Playwright and filmmaker Neil LaBute is a dark guy. There’s a good chance his work will leave an audience angry and on edge. He takes a look at the underbelly of humanity and addresses the terrible that lurks in the mundane and under the facade of normalcy. All this makes a LaBute play a perfect candidate for M&D Productions.
LaBute’s “Bash,” a collection of three one-acts, opened last night in M&D’s summer location, the old shoe factory next to Curves in Fryeburg, Maine, and is running July 18-19 and July 24-26.
“It is a show I liked on many levels,” said managing director Mark DeLancey. “It was very interestingly written. I thought it was a beautiful piece that was easy to orchestrate and easy to technically produce and still pack the punch and pack the wallop that M&D’s mission was known for.”
The three pieces focus on seemingly harmless people, who happen to be Mormon but are capable of terrible things. In “Medea Redux,” a woman tells of her complex and ultimately tragic relationship with her junior high school English teacher; in “Iphigenia in Orem,” a Utah businessperson makes a confession to a stranger in a Las Vegas hotel room; and in “A Gaggle of Saints,” a young couple separately recounts the violent events of an anniversary weekend in New York City.
Like LaBute’s other work, which includes the films “In The Company of Men,” “Your Friends and Neighbors” and “The Shape of Things,” “Bash” takes the everyday people that we as a society think we know and trust — co-workers, family, friends, and neighbors — and challenges our perception of them and ourselves.
“He [LaBute] makes you so angry at these people, and yet you know them,” said director Clayton Philips, the former artistic director of Barnstormers. “You feel like you know these people and you can’t understand why they do the things they do and they somehow justify it.”
For Philips, how people justify their actions, no matter how terrible, through faith, is the over-arching theme that links the three one-act plays.
“There’s a lot in this piece about people’s acceptance and people taking responsibility for the things they do,” said Philips. “Frequently in the world we can look to a higher power or fate or other things to justify our behaviors, and, in this particularly piece, quite frequently people find justification in things that are beyond them.”

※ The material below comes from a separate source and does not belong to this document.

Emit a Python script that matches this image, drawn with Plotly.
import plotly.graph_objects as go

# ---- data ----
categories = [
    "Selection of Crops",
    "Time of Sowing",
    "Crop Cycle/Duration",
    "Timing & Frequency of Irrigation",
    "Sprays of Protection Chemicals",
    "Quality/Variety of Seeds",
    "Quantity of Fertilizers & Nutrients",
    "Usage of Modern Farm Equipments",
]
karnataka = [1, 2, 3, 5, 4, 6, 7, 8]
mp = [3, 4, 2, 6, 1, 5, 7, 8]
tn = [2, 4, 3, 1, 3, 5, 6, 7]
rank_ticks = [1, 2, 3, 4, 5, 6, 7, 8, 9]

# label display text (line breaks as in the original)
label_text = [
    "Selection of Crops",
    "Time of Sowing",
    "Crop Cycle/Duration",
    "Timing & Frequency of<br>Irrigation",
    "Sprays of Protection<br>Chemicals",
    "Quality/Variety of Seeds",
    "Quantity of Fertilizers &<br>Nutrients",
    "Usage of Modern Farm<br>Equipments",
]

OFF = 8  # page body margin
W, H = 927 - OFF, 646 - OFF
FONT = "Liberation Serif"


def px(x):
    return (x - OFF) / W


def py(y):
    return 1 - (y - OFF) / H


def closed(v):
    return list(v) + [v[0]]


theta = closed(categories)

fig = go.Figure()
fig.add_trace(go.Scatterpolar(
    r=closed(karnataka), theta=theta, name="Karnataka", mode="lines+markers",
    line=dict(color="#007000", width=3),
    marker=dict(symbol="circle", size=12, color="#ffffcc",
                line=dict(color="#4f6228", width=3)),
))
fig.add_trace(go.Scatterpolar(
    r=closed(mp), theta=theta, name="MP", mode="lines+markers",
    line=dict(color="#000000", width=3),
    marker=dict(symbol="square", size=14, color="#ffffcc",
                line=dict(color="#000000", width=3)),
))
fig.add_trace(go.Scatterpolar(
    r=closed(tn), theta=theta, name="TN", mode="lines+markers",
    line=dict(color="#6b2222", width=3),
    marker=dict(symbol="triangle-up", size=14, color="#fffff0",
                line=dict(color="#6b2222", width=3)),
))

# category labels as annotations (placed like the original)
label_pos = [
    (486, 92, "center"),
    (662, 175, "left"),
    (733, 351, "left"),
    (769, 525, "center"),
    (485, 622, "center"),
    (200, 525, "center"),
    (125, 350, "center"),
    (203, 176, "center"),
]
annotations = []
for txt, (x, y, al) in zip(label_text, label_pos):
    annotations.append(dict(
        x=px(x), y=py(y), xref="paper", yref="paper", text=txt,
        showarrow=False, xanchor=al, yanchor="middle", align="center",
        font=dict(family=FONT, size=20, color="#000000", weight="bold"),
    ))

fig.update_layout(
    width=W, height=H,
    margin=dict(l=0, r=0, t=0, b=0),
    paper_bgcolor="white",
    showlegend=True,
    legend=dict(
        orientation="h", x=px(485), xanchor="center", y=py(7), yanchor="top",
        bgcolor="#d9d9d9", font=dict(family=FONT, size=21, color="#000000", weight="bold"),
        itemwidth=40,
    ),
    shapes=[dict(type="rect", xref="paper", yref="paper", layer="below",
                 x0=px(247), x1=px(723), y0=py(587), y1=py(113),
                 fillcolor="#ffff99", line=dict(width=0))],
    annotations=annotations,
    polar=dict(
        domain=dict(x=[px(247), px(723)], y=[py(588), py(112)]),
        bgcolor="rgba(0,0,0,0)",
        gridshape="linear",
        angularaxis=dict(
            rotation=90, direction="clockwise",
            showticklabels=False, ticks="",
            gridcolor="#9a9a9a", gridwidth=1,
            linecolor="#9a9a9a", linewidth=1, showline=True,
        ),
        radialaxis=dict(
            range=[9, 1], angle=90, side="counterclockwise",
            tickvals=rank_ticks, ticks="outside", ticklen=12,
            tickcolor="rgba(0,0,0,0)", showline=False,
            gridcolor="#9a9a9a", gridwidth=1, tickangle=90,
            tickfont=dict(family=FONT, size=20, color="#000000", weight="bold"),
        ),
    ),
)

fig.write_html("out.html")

“Bash” is not an easy play to watch because it does make its audience work. There are two different poles of theater and the middle ground where they bleed together. There is the light and fluffy show that is meant to purely entertain, and then there’s the show that sets out to challenge audience members and make them think. “Bash” is definitely in the latter category.
“It pushes your envelope and not just morality as a subject to talk about, but your own morality compared to other people’s moralities,” said Delancey. “He [LaBute] really sucks you in with the writing by making you feel these are common everyday people that you can relate to on whatever manner you want to relate to them on, and then he turns it around so you see something obviously immoral happen. But then your mind goes to the place, 'Well, wait a minute this person was fine a minute ago, but now there’s something wrong with them, how am I suppose to react to this?'"
It’s LaBute sharp ear for naturalistic dialogue that becomes the audience’s entry point for subject matters that if addressed in a less realistic approach would feel ham-fisted or contrived.
“Quite frequently I can sit here listening to it and I feel like they’re making up the words, that’s how well it is written,” said Philips. “It really is amazing.
Rarely can you find a writer that writes that naturally.”
The quality of the writing is something that has excited the actors in a way most productions they are involved in rarely do.
“I didn’t see or read the other two [acts] and then we met this week and I just watched it and I was like, ‘They’re all really good,’ ” said Brian Chamberlain, who appears in “Iphigenia in Orem.” “I e-mailed all my acting friends that I do other shows with in other places, and I usually don’t do that because a lot of shows I am in I don’t want them to see because they’re just crap, but they might pay.”
As an actor Chamberlain is thrilled to have the opportunity to explore a character that is richly written and with multiple facets.
“That’s why I love M&D, they do these shows that actors want to do,” said Chamberlain. “If I do my job right, they [audience members] are going to like me, then they are going to get mad at me, they are going to be scared by me, they are going to be sad for me. They are going to go through this whole gamut of emotions.”
Rae E. McCarey, who appears in “A Gaggle of Saints,” agrees with Chamberlain that being able to appear in “Bash” has been a wonderful experience that, as an actor, has forced her to discover and learn things she wouldn’t have otherwise.
“It is a privilege for me and I consider it an honor to be a part of this production,” said McCarey. “It is so different from anything I’ve ever done. It is the biggest challenge for me as an actor because it is dramatic and intense and so charged and it is difficult to separate yourself.”
But it is not only the actors who are excited about their work, but their director. Clayton has only high praise for their performances.
“These performances are amazing, and I don’t always say that but they really are,” said Clayton. “They just went to these wonderful places and all I’d say was, ‘That was really good, can you take it a step further?’ When you have actors that find these things and are wiling to really go into these dark places themselves and find these complex things going on, it makes my job real easy.”